Am I wrong in saying I won’t go to my oldest daughters wedding because she wants to invite her future sister in laws live in partner - who is the man who raped my younger daughter?
It was acquaintance rape and my younger daughter thought something was off but didn't really process what happened and thought that she somehow deserved to be treated that way.
She buried it for some time and carried on as normal for a while (even around him). Then sometime later he started some pretty awful rumours about her which just confirmed in her mind he was a dangerous person not to be messed with.
She then moved away for work and with the help of her boyfriend was able to confront and understand what happened to her.
She thought he was out of her life, that she wouldn’t ever have to see him again and that she could put it behind her but then she found out he was going to be connected to her sisters future family.
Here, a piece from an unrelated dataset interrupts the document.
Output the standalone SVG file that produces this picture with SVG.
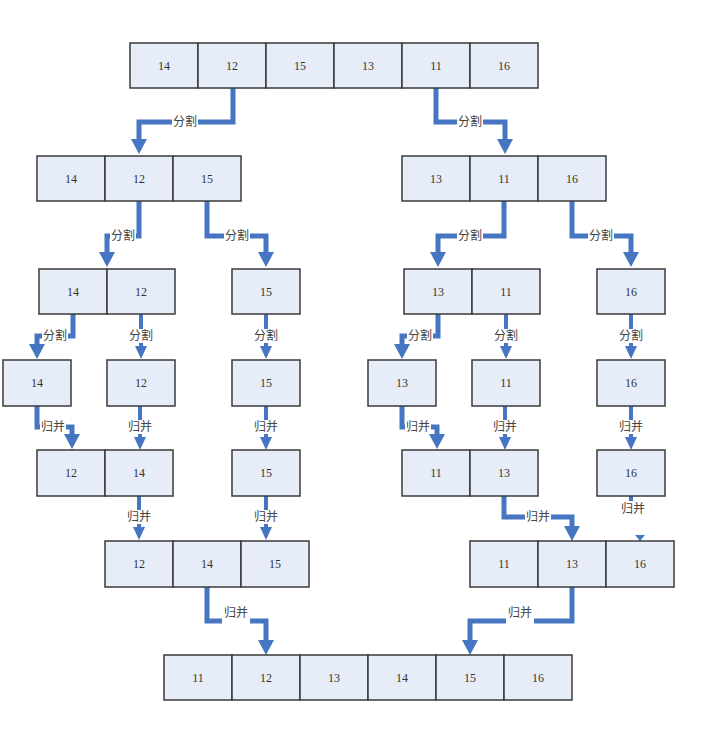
<svg xmlns="http://www.w3.org/2000/svg" width="717" height="730" viewBox="0 0 717 730">
<defs>
<style>
.c{fill:#e7edf8;stroke:#3a3a3a;stroke-width:1.5}
.n{font-family:"Liberation Serif",serif;font-size:12px;fill:#333;text-anchor:middle;dominant-baseline:central}
.l{font-family:"Liberation Serif","Noto Sans CJK SC",serif;font-size:12px;fill:#444;text-anchor:middle;dominant-baseline:central}
.lb{fill:#fff}
.a{fill:none;stroke:#4676c2;stroke-width:5;marker-end:url(#big)}
.s{fill:none;stroke:#4676c2;stroke-width:4;marker-end:url(#small)}
</style>
<marker id="big" viewBox="0 0 15 16" refX="0" refY="8" markerWidth="15" markerHeight="16" markerUnits="userSpaceOnUse" orient="auto"><path d="M0,0L15,8L0,16z" fill="#4676c2"/></marker>
<marker id="small" viewBox="0 0 13 12" refX="0" refY="6" markerWidth="13" markerHeight="12" markerUnits="userSpaceOnUse" orient="auto"><path d="M0,0L13,6L0,12z" fill="#4676c2"/></marker>
</defs>
<rect width="717" height="730" fill="#fff"/>

<g id="connectors">
<path class="a" d="M233,88V122H139V139"/>
<path class="a" d="M436,88V122H505V139"/>
<path class="a" d="M139,201V236H107V252"/>
<path class="a" d="M207,201V236H266V252"/>
<path class="a" d="M504,201V236H438V252"/>
<path class="a" d="M572,201V236H631V252"/>
<path class="a" d="M73,314V336H37V344"/>
<path class="s" d="M141,314V346"/>
<path class="s" d="M266,314V346"/>
<path class="a" d="M438,314V336H402V344"/>
<path class="s" d="M506,314V346"/>
<path class="s" d="M631,314V346"/>
<path class="a" d="M37,406V427H72V434"/>
<path class="s" d="M140,406V437"/>
<path class="s" d="M266,406V437"/>
<path class="a" d="M402,406V427H437V434"/>
<path class="s" d="M505,406V437"/>
<path class="s" d="M631,406V437"/>
<path class="s" d="M139,496V527"/>
<path class="s" d="M266,496V527"/>
<path class="a" d="M504,496V517H572V526"/>
<path d="M631,496V501" stroke="#4676c2" stroke-width="4"/>
<path d="M635,535L645,535L640,541z" fill="#4676c2"/>
<path class="a" d="M207,587V621H266V640"/>
<path class="a" d="M572,587V621H470V640"/>

<rect class="lb" x="172" y="115" width="26" height="14"/><text class="l" x="185" y="122">分割</text>
<rect class="lb" x="457" y="115" width="26" height="14"/><text class="l" x="470" y="122">分割</text>
<rect class="lb" x="110" y="229" width="26" height="14"/><text class="l" x="123" y="236">分割</text>
<rect class="lb" x="224" y="229" width="26" height="14"/><text class="l" x="237" y="236">分割</text>
<rect class="lb" x="457" y="229" width="26" height="14"/><text class="l" x="470" y="236">分割</text>
<rect class="lb" x="588" y="229" width="26" height="14"/><text class="l" x="601" y="236">分割</text>
<rect class="lb" x="42" y="329" width="26" height="14"/><text class="l" x="55" y="336">分割</text>
<rect class="lb" x="128" y="329" width="26" height="14"/><text class="l" x="141" y="336">分割</text>
<rect class="lb" x="253" y="329" width="26" height="14"/><text class="l" x="266" y="336">分割</text>
<rect class="lb" x="407" y="329" width="26" height="14"/><text class="l" x="420" y="336">分割</text>
<rect class="lb" x="493" y="329" width="26" height="14"/><text class="l" x="506" y="336">分割</text>
<rect class="lb" x="618" y="329" width="26" height="14"/><text class="l" x="631" y="336">分割</text>
<rect class="lb" x="40" y="420" width="26" height="14"/><text class="l" x="53" y="427">归并</text>
<rect class="lb" x="127" y="420" width="26" height="14"/><text class="l" x="140" y="427">归并</text>
<rect class="lb" x="253" y="420" width="26" height="14"/><text class="l" x="266" y="427">归并</text>
<rect class="lb" x="405" y="420" width="26" height="14"/><text class="l" x="418" y="427">归并</text>
<rect class="lb" x="492" y="420" width="26" height="14"/><text class="l" x="505" y="427">归并</text>
<rect class="lb" x="618" y="420" width="26" height="14"/><text class="l" x="631" y="427">归并</text>
<rect class="lb" x="126" y="510" width="26" height="14"/><text class="l" x="139" y="517">归并</text>
<rect class="lb" x="253" y="510" width="26" height="14"/><text class="l" x="266" y="517">归并</text>
<rect class="lb" x="525" y="510" width="26" height="14"/><text class="l" x="538" y="517">归并</text>
<text class="l" x="633" y="509">归并</text>
<rect class="lb" x="222" y="606" width="28" height="18"/><text class="l" x="236" y="613">归并</text>
<rect class="lb" x="506" y="606" width="28" height="18"/><text class="l" x="520" y="613">归并</text>
</g>

<g id="row1">
<rect class="c" x="130" y="43" width="68" height="45"/><text class="n" x="164" y="65.5">14</text>
<rect class="c" x="198" y="43" width="68" height="45"/><text class="n" x="232" y="65.5">12</text>
<rect class="c" x="266" y="43" width="68" height="45"/><text class="n" x="300" y="65.5">15</text>
<rect class="c" x="334" y="43" width="68" height="45"/><text class="n" x="368" y="65.5">13</text>
<rect class="c" x="402" y="43" width="68" height="45"/><text class="n" x="436" y="65.5">11</text>
<rect class="c" x="470" y="43" width="68" height="45"/><text class="n" x="504" y="65.5">16</text>
</g>

<g id="row2-left">
<rect class="c" x="37" y="156" width="68" height="45"/><text class="n" x="71" y="178.5">14</text>
<rect class="c" x="105" y="156" width="68" height="45"/><text class="n" x="139" y="178.5">12</text>
<rect class="c" x="173" y="156" width="68" height="45"/><text class="n" x="207" y="178.5">15</text>
</g>
<g id="row2-right">
<rect class="c" x="402" y="156" width="68" height="45"/><text class="n" x="436" y="178.5">13</text>
<rect class="c" x="470" y="156" width="68" height="45"/><text class="n" x="504" y="178.5">11</text>
<rect class="c" x="538" y="156" width="68" height="45"/><text class="n" x="572" y="178.5">16</text>
</g>

<g id="row3-a">
<rect class="c" x="39" y="269" width="68" height="45"/><text class="n" x="73" y="291.5">14</text>
<rect class="c" x="107" y="269" width="68" height="45"/><text class="n" x="141" y="291.5">12</text>
</g>
<g id="row3-b"><rect class="c" x="232" y="269" width="68" height="45"/><text class="n" x="266" y="291.5">15</text></g>
<g id="row3-c">
<rect class="c" x="404" y="269" width="68" height="45"/><text class="n" x="438" y="291.5">13</text>
<rect class="c" x="472" y="269" width="68" height="45"/><text class="n" x="506" y="291.5">11</text>
</g>
<g id="row3-d"><rect class="c" x="597" y="269" width="68" height="45"/><text class="n" x="631" y="291.5">16</text></g>

<g id="row4-a"><rect class="c" x="3" y="360" width="68" height="46"/><text class="n" x="37" y="383">14</text></g>
<g id="row4-b"><rect class="c" x="107" y="360" width="68" height="46"/><text class="n" x="141" y="383">12</text></g>
<g id="row4-c"><rect class="c" x="232" y="360" width="68" height="46"/><text class="n" x="266" y="383">15</text></g>
<g id="row4-d"><rect class="c" x="368" y="360" width="68" height="46"/><text class="n" x="402" y="383">13</text></g>
<g id="row4-e"><rect class="c" x="472" y="360" width="68" height="46"/><text class="n" x="506" y="383">11</text></g>
<g id="row4-f"><rect class="c" x="597" y="360" width="68" height="46"/><text class="n" x="631" y="383">16</text></g>

<g id="row5-a">
<rect class="c" x="37" y="450" width="68" height="46"/><text class="n" x="71" y="473">12</text>
<rect class="c" x="105" y="450" width="68" height="46"/><text class="n" x="139" y="473">14</text>
</g>
<g id="row5-b"><rect class="c" x="232" y="450" width="68" height="46"/><text class="n" x="266" y="473">15</text></g>
<g id="row5-c">
<rect class="c" x="402" y="450" width="68" height="46"/><text class="n" x="436" y="473">11</text>
<rect class="c" x="470" y="450" width="68" height="46"/><text class="n" x="504" y="473">13</text>
</g>
<g id="row5-d"><rect class="c" x="597" y="450" width="68" height="46"/><text class="n" x="631" y="473">16</text></g>

<g id="row6-left">
<rect class="c" x="105" y="541" width="68" height="46"/><text class="n" x="139" y="564">12</text>
<rect class="c" x="173" y="541" width="68" height="46"/><text class="n" x="207" y="564">14</text>
<rect class="c" x="241" y="541" width="68" height="46"/><text class="n" x="275" y="564">15</text>
</g>
<g id="row6-right">
<rect class="c" x="470" y="541" width="68" height="46"/><text class="n" x="504" y="564">11</text>
<rect class="c" x="538" y="541" width="68" height="46"/><text class="n" x="572" y="564">13</text>
<rect class="c" x="606" y="541" width="68" height="46"/><text class="n" x="640" y="564">16</text>
</g>

<g id="row7">
<rect class="c" x="164" y="655" width="68" height="45"/><text class="n" x="198" y="677.5">11</text>
<rect class="c" x="232" y="655" width="68" height="45"/><text class="n" x="266" y="677.5">12</text>
<rect class="c" x="300" y="655" width="68" height="45"/><text class="n" x="334" y="677.5">13</text>
<rect class="c" x="368" y="655" width="68" height="45"/><text class="n" x="402" y="677.5">14</text>
<rect class="c" x="436" y="655" width="68" height="45"/><text class="n" x="470" y="677.5">15</text>
<rect class="c" x="504" y="655" width="68" height="45"/><text class="n" x="538" y="677.5">16</text>
</g>
</svg>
She then felt able to share what happened to her and how she felt about her sister spending time with him.
She doesn't want anything said to the future sister in law because she's still scared of the man and really doesn't want to report what happened. Future SIL is happiest she has ever been in the relationship and isn't going to believe what happened.
So my older daughters fiancé can still enjoy family events my older daughter goes to them even though the rapist is often there too. She says she ignores him but photos of them all together have appeared on social media.
The fall out from this has led to total estrangement between the sisters as the one that was raped can't understand how her sister can spend time with him and feels her sister doesn't really believe what happened to her.
The one getting married now feels that as her relationship with her sister is non existent she doesn't want to upset the future SIL and for her fiancé to fall out with his family. So she and her fiancé haven't even been willing to have any sort of conversation with the SIL about how we feel about him being at the wedding.
We don't even think the rape needs to be mentioned to the SIL as we feel the rumours he spread and the fact my daughters are estranged because of him is reason enough for us not to want him to be at the wedding.
My older daughter veers between thinking it will all magically resolve itself or saying we should just be civil on the wedding day for her sake. I feel that to expect us to be in the same room as the man who raped my younger daughter and who has effectively torn my family apart is unimaginable. I can’t even think how I could cope coming face to face with him on what is meant to be such a special day.
I don't want to lose my eldest daughter by not going to the wedding but I cannot see anyway I could possibly go if he is there.